In order to participate in AFCP 2.0, an applicant must include the following at filing:
A transmittal form, such as form PTO/SB/434, that identifies the submission as an AFCP 2.0 submission and requests consideration under AFCP 2.0;
a response under 37 CFR 1.116, including an amendment to at least one independent claim that does not broaden the scope of the independent claim in any aspect;
a statement that the applicant is willing and available to participate in any interview initiated by the examiner concerning the accompanying response; and
any fees, such as extension fees under 37 CFR 1.136(a), that would have been necessary according to current practice concerning an after-final response under 37 CFR 1.116.
Unlike AFCP, which automatically considers an after-final submission, AFCP 2.0 requires applicants to specifically request consideration under the program. The request can be made concurrently with an after-final response under 37 CFR 1.116 or after such response is filed, but before it is considered by the examiner. Although not required, use of the PTO/SB/434 form is recommended, as it helps the Office to quickly identify the submission as an AFCP 2.0 submission and facilitates its timely processing. The form includes all the necessary statements, such as the interview statement, and the applicant can simply check the boxes.
Under AFCP 2.0, applicants must amend at least one independent claim. Therefore, applicants cannot use AFCP 2.0 to just present arguments without amending the claims, or merely amend a dependent claim. However, U.S. applications often have more than one independent claim, and applicants need only amend one to satisfy this requirement. A further requirement is that the amendment cannot broaden the scope of the independent claim in any aspect. The analysis of whether an amendment to an independent claim impermissibly broadens the scope of the claim is analogous to the guidance for determining whether a reissue claim has been broadened. Finally, all papers associated with the AFCP 2.0 program must be filed via the USPTO’s Electronic Filing System-Web (EFS-Web).
B. Processing of AFCP 2.0 Submissions
Once an AFCP 2.0 request is filed, the Examiner will review the submission to ensure all requirements are met. If the submission is incomplete, the examiner treats the submission as a regular after-final submission under 37 CFR 1.116. After verifying that the AFCP 2.0 submission is complete, the examiner will start processing procedures as illustrated by the flow chart below.
The examiner will perform an initial review of the amendment to determine whether additional search and/or consideration would be required, and if so, whether such search and/or consideration would be possible within the time allotted to them under the AFCP 2.0 program. An examiner is given three hours for plant and utility applications or one hour for design applications to perform the additional search and/or consideration. If the examiner decides that the search and/or consideration cannot be completed within the allotted time, the examiner will process the submission as a regular after-final submission under 37 CFR 1.116, e.g., by mailing an advisory action.

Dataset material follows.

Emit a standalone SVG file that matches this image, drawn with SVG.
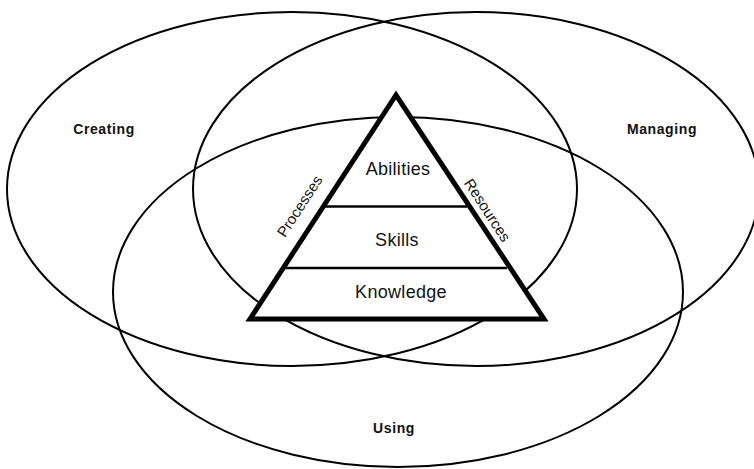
<svg xmlns="http://www.w3.org/2000/svg" width="754" height="469" viewBox="0 0 754 469">
<style>
.ring{fill:none;stroke:#000;stroke-width:2}
.lbl{font-family:"Liberation Sans",Arial,sans-serif;font-weight:bold;font-size:14px;letter-spacing:0.6px;fill:#111;text-anchor:middle}
.tier{font-family:"Liberation Sans",Arial,sans-serif;font-size:18px;fill:#111;text-anchor:middle;letter-spacing:0.3px}
.side{font-family:"Liberation Sans",Arial,sans-serif;font-size:15px;fill:#111;text-anchor:middle}
</style>
<rect width="754" height="469" fill="#fff"/>
<g id="creating">
<ellipse class="ring" cx="292" cy="189" rx="285" ry="177"/>
<text class="lbl" x="104" y="134">Creating</text>
</g>
<g id="managing">
<ellipse class="ring" cx="476" cy="189" rx="283" ry="177"/>
<text class="lbl" x="662" y="134">Managing</text>
</g>
<g id="using">
<ellipse class="ring" cx="398" cy="292" rx="285" ry="175"/>
<text class="lbl" x="394" y="433">Using</text>
</g>
<g id="pyramid">
<polygon points="396,95 250,319 544,319" fill="#fff" stroke="#000" stroke-width="5" stroke-linejoin="miter"/>
<line x1="325" y1="206.5" x2="467" y2="206.5" stroke="#000" stroke-width="2.5"/>
<line x1="286" y1="268" x2="507" y2="268" stroke="#000" stroke-width="2.5"/>
<text class="tier" x="398" y="175">Abilities</text>
<text class="tier" x="397" y="246">Skills</text>
<text class="tier" x="401" y="298">Knowledge</text>
</g>
<g id="processes">
<text class="side" transform="translate(304,209) rotate(-57)">Processes</text>
</g>
<g id="resources">
<text class="side" transform="translate(483,213) rotate(57)">Resources</text>
</g>
<g id="connectors"></g>
</svg>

If the examiner determines that the amendment does not necessitate additional search and/or consideration, or if the examiner determines that additional search and/or consideration is required and could be completed within the allotted time, the examiner will consider whether the amendment places the application in condition for allowance in view of the search (if one is performed). The examiner will enter the amendment and mail a notice of allowance if the examiner determines that the amendment places the application in condition for allowance. If the examiner remains unpersuaded, the examiner is required to contact the applicant to schedule an interview to discuss the amendment in view of the search.
The interview should be conducted by the examiner and someone with negotiation authority, such as a primary examiner and/or supervisory patent examiner. During the interview, the examiner may discuss with the applicant any previously cited prior art and/or any new prior art discovered through the new search. After the interview, the Examiner again has the option of either allowing the application or issuing an advisory action. If the Applicant declines the interview or is unavailable to schedule the interview within ten calendar days from the date the examiner first contacts the applicant, the Examiner will proceed under current after-final practice.
III. Practice Tips
AFCP 2.0 has been widely used by practitioners as an opportunity to gain allowance after final or at least obtain further guidance on prosecuting the application. While deciding whether to request AFCP 2.0 treatment in a particular case, the following considerations are usually weighed.
Free to participate
Easy to prepare
Opportunity to get allowed without RCE
Get a preview of prior art and arguments even if not allowed
May expedite prosecution even if end up still filing an RCE
Some delay may incur and may end up paying extension fee if does not result in allowance
More prosecution history that may create estoppel
No guarantee that the amendment will be entered
Cannot use if it do not wish to amend or wish to make extensive amendments
Cannot use if wish to broaden in any aspect
The decision should be made on a case-by-case basis considering the specific facts and prosecution goals of the application. Oftentimes, an interview with the examiner before requesting AFCP 2.0 provides additional information to help decide whether participating in this pilot may be advantageous. For example, by presenting proposed amendments during the interview, the examiner might indicate whether the amendments would require more than three hours to search (so that the amendments will not be considered under the AFCP 2.0 procedures), or whether they have the potential to lead to an allowance.
Applicants that decide to submit under AFCP 2.0, should consider the following:
File as early as possible. The examiner has 45 days after a properly filed request to respond. Conducting an interview may cause more delays. However, even if an after-final amendment is eligible for AFCP 2.0 consideration, such amendment does not toll the deadline for responding to the outstanding final office. Therefore, applicants may not want to file an AFCP 2.0 request if the application is already beyond the first month extension in responding to the outstanding final office action.
Avoid extensive claim amendments. AFCP 2.0 is most effective when the contemplated amendment will bridge relatively small gaps between the Applicant and the examiner on the issue of patentability
Communicate with the examiner often to gain status updates and possibly persuade the examiner to consider the submission early.
If an RCE is nevertheless filed, file it as soon as possible. The examiner is more likely to pick up the RCE early while his memory about the application is still fresh.